I was wondering if I wanted to start my own line, have my designs manufactured, how do I start? Let's say I want to manufacture the t shirt I'm wearing, but have it with my own line name on the labels, do I contact a company and ship them my tee? what is the process? 

Thanks in advance,
Moe.


----------



## soCALkid (Aug 16, 2011)

You can contact a company that does it all (they would need to screen print and sew). Or you'd have to contact a screen printer, and a sewer. On top of getting your own labels made. IMO, start off with your own design on a name brand (Hanes, Fruit Of The Loom, Gildan etc.) Then once you make enough money, make your own labels.
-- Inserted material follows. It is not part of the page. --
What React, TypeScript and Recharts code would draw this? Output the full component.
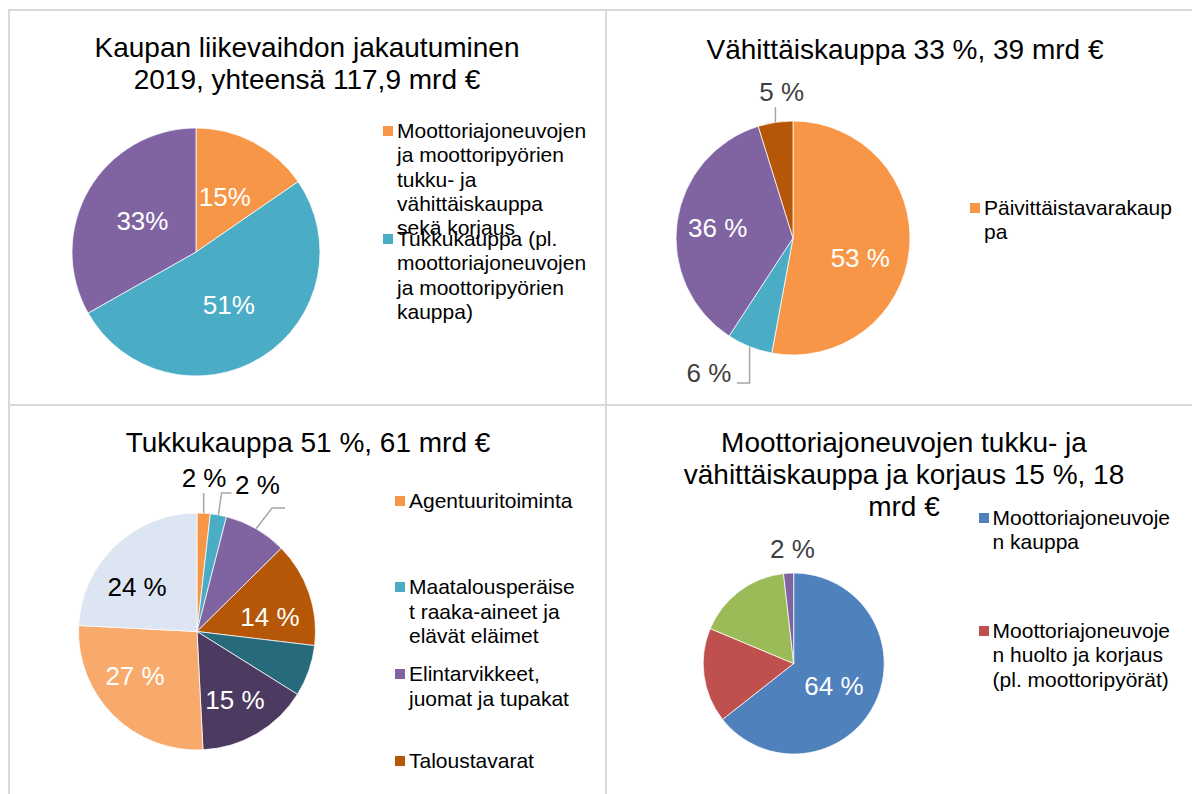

Next, find out how many designs you want made (be realistic) too many people start off with WAY too many designs. Start off with a few, 5-10 is realistic. What I did was made 7 designs, 2 of each size, all in black shirts. I wrote down every comment a customer had for me (some of them asked for white shirts, some of them asked for bigger sizes). Go from there, it's pretty easy once you get the ball rolling. Message me if you have any questions, I'll do my best to help you out. Good Luck!!


----------



## gruntstyle (Aug 11, 2009)

thats really good advice and I completely agree. A simple way to brand and tag your own shirts is with a hat heat press. Make your own labels and stmp your apparel, it'll look professional and stand out.


----------